Of course his work rate was impressive. He ran himself into the ground. He gave everything he had. These are qualities to admire, and they sort of made him a cult hero. I think all City fans wanted him to do well. If he could have scored a league goal in front of the Kop, the roof would have come off. Personally, I’d have loved to have seen his celebrations. And the look on his face.
The harsh reality is that work rate isn’t enough, and the transformation of the squad over recent weeks means Bruenker’s high effort no longer stands out. He worked so hard. But so does Payne. So does Ball. So does Lewis and Jim O’Brien, Doyle, Miller, Akpan, McGowan, O’Connor, Knight-Percival, Caddis, Chicksen, Wood, O’Donnell, etc etc.

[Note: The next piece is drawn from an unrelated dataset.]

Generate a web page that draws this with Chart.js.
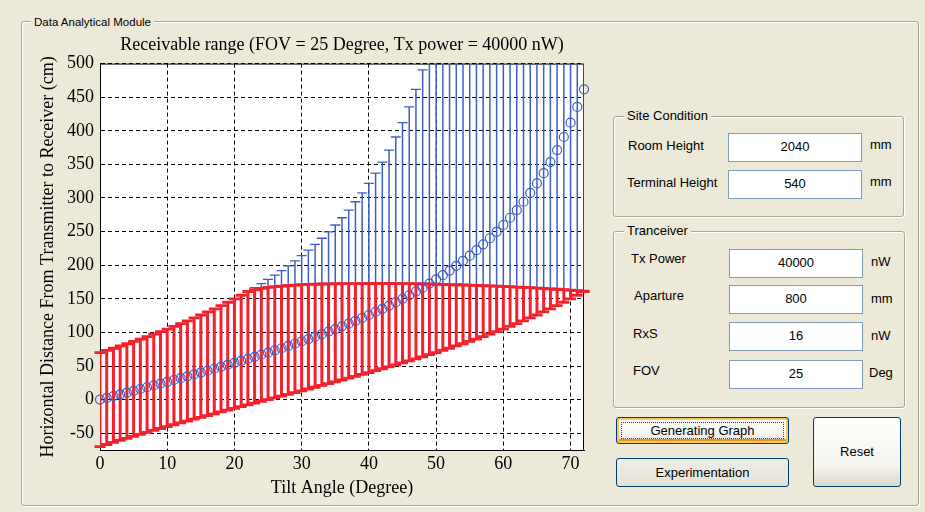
<!DOCTYPE html>
<html>
<head>
<meta charset="utf-8">
<script src="https://cdn.jsdelivr.net/npm/chart.js@4.4.1/dist/chart.umd.min.js"></script>
<style>
  body { margin: 0; width: 925px; height: 512px; background: #ECE9D8; position: relative; overflow: hidden;
         font-family: "Liberation Sans", Arial, sans-serif; font-size: 13px; color: #000; }
  .group { position: absolute; border: 1px solid #A6A597; border-radius: 3px; box-shadow: inset 1px 1px 0 #fff, 1px 1px 0 #fff; }
  .legend { position: absolute; top: -9px; left: 10px; padding: 0 3px; background: #ECE9D8; line-height: 16px; white-space: nowrap; }
  .lbl { position: absolute; line-height: 16px; white-space: nowrap; }
  .box { position: absolute; background: #fff; border: 1px solid #7F9DB9; text-align: center; line-height: 26px; }
  .btn { position: absolute; border: 1px solid #003C74; border-radius: 3px; text-align: center; box-sizing: border-box;
         background: linear-gradient(#FFFFFF, #F4F3EE 70%, #DCD8CC); }
  #wrap { position: absolute; left: 24px; top: 30px; width: 576px; height: 470px; }
</style>
</head>
<body>
<div class="group" style="left:21px;top:21px;width:896px;height:483px;"><span class="legend" style="font-size:11.5px;left:9px;top:-8px">Data Analytical Module</span></div>

<div class="group" style="left:613px;top:116px;width:289px;height:99px;"><span class="legend">Site Condition</span></div>
<div class="lbl" style="left:628px;top:138px">Room Height</div>
<div class="box" style="left:728px;top:133px;width:132px;height:27px">2040</div>
<div class="lbl" style="left:870px;top:137px">mm</div>
<div class="lbl" style="left:627px;top:175px">Terminal Height</div>
<div class="box" style="left:728px;top:170px;width:132px;height:27px">540</div>
<div class="lbl" style="left:870px;top:174px">mm</div>

<div class="group" style="left:613px;top:231px;width:290px;height:175px;"><span class="legend">Tranceiver</span></div>
<div class="lbl" style="left:631px;top:251px">Tx Power</div>
<div class="box" style="left:729px;top:249px;width:132px;height:27px">40000</div>
<div class="lbl" style="left:871px;top:254px">nW</div>
<div class="lbl" style="left:634px;top:288px">Aparture</div>
<div class="box" style="left:729px;top:285px;width:132px;height:27px">800</div>
<div class="lbl" style="left:871px;top:291px">mm</div>
<div class="lbl" style="left:633px;top:326px">RxS</div>
<div class="box" style="left:729px;top:322px;width:132px;height:27px">16</div>
<div class="lbl" style="left:871px;top:328px">nW</div>
<div class="lbl" style="left:633px;top:363px">FOV</div>
<div class="box" style="left:729px;top:360px;width:132px;height:27px">25</div>
<div class="lbl" style="left:869px;top:365px">Deg</div>

<div class="btn" style="left:616px;top:417px;width:173px;height:27px;line-height:25px;box-shadow:inset 0 0 0 2px #F7C860, inset 0 -2px 0 2px #E59A18;">
  <div style="position:absolute;left:4px;top:4px;right:4px;bottom:4px;border:1px dotted #444;"></div>Generating Graph</div>
<div class="btn" style="left:616px;top:458px;width:173px;height:29px;line-height:27px;background:linear-gradient(#EEEDE6,#E4E2D8);">Experimentation</div>
<div class="btn" style="left:813px;top:417px;width:88px;height:70px;line-height:68px;">Reset</div>

<div id="wrap"><canvas id="rangeChart"></canvas></div>

<script>
// Receivable range chart (MATLAB errorbar style)

const tiltAngles = [0, 1, 2, 3, 4, 5, 6, 7, 8, 9, 10, 11, 12, 13, 14, 15, 16, 17, 18, 19,
  20, 21, 22, 23, 24, 25, 26, 27, 28, 29, 30, 31, 32, 33, 34, 35, 36, 37, 38, 39,
  40, 41, 42, 43, 44, 45, 46, 47, 48, 49, 50, 51, 52, 53, 54, 55, 56, 57, 58, 59,
  60, 61, 62, 63, 64, 65, 66, 67, 68, 69, 70, 71, 72];

// blue circles
const centerDistance = [0, 2.6, 5.2, 7.9, 10.5, 13.1, 15.8, 18.4, 21.1, 23.8,
  26.4, 29.2, 31.9, 34.6, 37.4, 40.2, 43.0, 45.9, 48.7, 51.6,
  54.6, 57.6, 60.6, 63.7, 66.8, 69.9, 73.2, 76.4, 79.8, 83.1,
  86.6, 90.1, 93.7, 97.4, 101.2, 105.0, 109.0, 113.0, 117.2, 121.5,
  125.9, 130.4, 135.1, 139.9, 144.9, 150.0, 155.3, 160.9, 166.6, 172.6,
  178.8, 185.2, 192.0, 199.1, 206.5, 214.2, 222.4, 231.0, 240.1, 249.6,
  259.8, 270.6, 282.1, 294.4, 307.5, 321.7, 336.9, 353.4, 371.3, 390.8,
  412.1, 435.6, 461.7];

// lower end (shared by blue and red bars)
const lowerRange = [-69.9, -66.8, -63.7, -60.6, -57.6, -54.6, -51.6, -48.7, -45.9, -43.0,
  -40.2, -37.4, -34.6, -31.9, -29.2, -26.4, -23.8, -21.1, -18.4, -15.8,
  -13.1, -10.5, -7.9, -5.2, -2.6, 0, 2.6, 5.2, 7.9, 10.5,
  13.1, 15.8, 18.4, 21.1, 23.8, 26.4, 29.2, 31.9, 34.6, 37.4,
  40.2, 43.0, 45.9, 48.7, 51.6, 54.6, 57.6, 60.6, 63.7, 66.8,
  69.9, 73.2, 76.4, 79.8, 83.1, 86.6, 90.1, 93.7, 97.4, 101.2,
  105.0, 109.0, 113.0, 117.2, 121.5, 125.9, 130.4, 135.1, 139.9, 144.9,
  150.0, 155.3, 160.9];

// geometric (FOV) upper end, blue
const blueUpper = [69.9, 73.2, 76.4, 79.8, 83.1, 86.6, 90.1, 93.7, 97.4, 101.2,
  105.0, 109.0, 113.0, 117.2, 121.5, 125.9, 130.4, 135.1, 139.9, 144.9,
  150.0, 155.3, 160.9, 166.6, 172.6, 178.8, 185.2, 192.0, 199.1, 206.5,
  214.2, 222.4, 231.0, 240.1, 249.6, 259.8, 270.6, 282.1, 294.4, 307.5,
  321.7, 336.9, 353.4, 371.3, 390.8, 412.1, 435.6, 461.7, 490.6, 523.1,
  559.8, 601.6, 649.7, 705.7, 771.7, 850.7, 947.1, 1067.3, 1221.6, 1427.2,
  1714.5, 2145.1, 2862.2, 4295.4, 8593.5, 9999, 9999, 9999, 9999, 9999,
  9999, 9999, 9999];

// power-limited upper end, red
const redUpper = [69.9, 73.2, 76.4, 79.8, 83.1, 86.6, 90.1, 93.7, 97.4, 101.2,
  105.0, 109.0, 113.0, 117.2, 121.5, 125.9, 130.4, 135.1, 139.9, 144.9,
  150.0, 155.3, 160.9, 163.5, 165.5, 167.0, 168.0, 169.0, 169.8, 170.4,
  171.0, 171.4, 171.7, 172.0, 172.2, 172.4, 172.5, 172.6, 172.7, 172.7,
  172.8, 172.8, 172.8, 172.8, 172.7, 172.6, 172.5, 172.4, 172.2, 172.0,
  171.8, 171.5, 171.2, 170.9, 170.6, 170.3, 170.0, 169.6, 169.2, 168.8,
  168.4, 168.0, 167.5, 167.0, 166.5, 166.0, 165.4, 164.8, 164.2, 163.6,
  163.0, 162.2, 161.5];

const xTicks = [0, 10, 20, 30, 40, 50, 60, 70];
const yTicks = [-50, 0, 50, 100, 150, 200, 250, 300, 350, 400, 450, 500];

const BLUE = '#3F5EC2';
const RED = '#F4202C';
const SERIF = '"Liberation Serif", "Times New Roman", serif';

function points(ys) {
    return tiltAngles.map((x, i) => ({ x: x, y: ys[i] }));
}
function spans(lo, hi) {
    return tiltAngles.map((x, i) => ({ x: x, y: [lo[i], hi[i]] }));
}

// white plot box + solid frame like MATLAB axes
const axesBox = {
    id: 'axesBox',
    beforeDraw(chart) {
        const a = chart.chartArea;
        chart.ctx.save();
        chart.ctx.fillStyle = '#fff';
        chart.ctx.fillRect(a.left, a.top, a.right - a.left, a.bottom - a.top);
        chart.ctx.restore();
    },
    beforeDatasetsDraw(chart) {
        const a = chart.chartArea;
        const ctx = chart.ctx;
        ctx.save();
        ctx.strokeStyle = '#000';
        ctx.lineWidth = 1;
        ctx.strokeRect(a.left + 0.5, a.top + 0.5, a.right - a.left - 1, a.bottom - a.top);
        ctx.restore();
    }
};

const capClip = { left: 8, right: 8, top: 0, bottom: 8 };

new Chart(document.getElementById('rangeChart'), {
    type: 'scatter',
    data: {
        datasets: [
            { label: 'center', data: points(centerDistance), pointStyle: 'circle', pointRadius: 4.5,
              borderColor: BLUE, backgroundColor: 'rgba(0,0,0,0)', borderWidth: 1.2, order: 0, clip: 6 },
            { label: 'red top', data: points(redUpper), pointStyle: 'line', pointRadius: 5.5,
              borderColor: RED, borderWidth: 2.8, order: 1, clip: capClip },
            { label: 'red bottom', data: points(lowerRange), pointStyle: 'line', pointRadius: 5.5,
              borderColor: RED, borderWidth: 2.8, order: 1, clip: capClip },
            { type: 'bar', label: 'red range', data: spans(lowerRange, redUpper), backgroundColor: RED,
              maxBarThickness: 3, grouped: false, order: 2 },
            { label: 'blue top', data: points(blueUpper), pointStyle: 'line', pointRadius: 5,
              borderColor: BLUE, borderWidth: 1.3, order: 3, clip: 0 },
            { type: 'bar', label: 'blue range', data: spans(lowerRange, blueUpper), backgroundColor: BLUE,
              maxBarThickness: 1.5, grouped: false, order: 4 }
        ]
    },
    options: {
        responsive: true,
        maintainAspectRatio: false,
        animation: false,
        layout: { padding: { left: 0, right: 16, top: 0, bottom: 0 } },
        plugins: {
            legend: { display: false },
            tooltip: { enabled: false },
            title: {
                display: true,
                fullSize: false,
                text: 'Receivable range (FOV = 25 Degree, Tx power = 40000 nW)',
                color: '#000',
                font: { family: SERIF, size: 18, weight: 'normal' },
                padding: { top: 4, bottom: 8 }
            }
        },
        scales: {
            x: {
                type: 'linear', min: 0, max: 72, offset: false,
                afterBuildTicks: (scale) => { scale.ticks = xTicks.map(v => ({ value: v })); },
                afterFit: (scale) => { scale.height = 50; },
                grid: { color: '#000', lineWidth: 1, drawTicks: false, offset: false },
                border: { display: true, color: '#000', width: 1, dash: [4, 3] },
                ticks: { color: '#000', font: { family: SERIF, size: 18 }, padding: 3, maxRotation: 0 },
                title: { display: true, text: 'Tilt Angle (Degree)', color: '#000',
                         font: { family: SERIF, size: 18 }, padding: { top: 0, bottom: 1 } }
            },
            y: {
                type: 'linear', min: -75, max: 500,
                afterBuildTicks: (scale) => { scale.ticks = yTicks.map(v => ({ value: v })); },
                afterFit: (scale) => { scale.width = 76; },
                grid: { color: '#000', lineWidth: 1, drawTicks: false },
                border: { display: true, color: '#000', width: 1, dash: [4, 3] },
                ticks: { color: '#000', font: { family: SERIF, size: 18 }, padding: 6 },
                title: { display: true, text: 'Horizontal Distance From Transmitter to Receiver (cm)', color: '#000',
                         font: { family: SERIF, size: 18 }, padding: { top: 13, bottom: 0 } }
            }
        }
    },
    plugins: [axesBox]
});
</script>
</body>
</html>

We are blessed right now to have a team of grafters.
Bruenker departs with best wishes – his honest endeavour means you’d need a heart of stone not to admire him, and his statement on leaving is classy. Hopefully, he goes onto have a successful career. But at Valley Parade, Bruenker is destined to be remembered as a figurehead of a strange and ultimately dark time for Bradford City. And of being the Barry Conlon for the 2010s.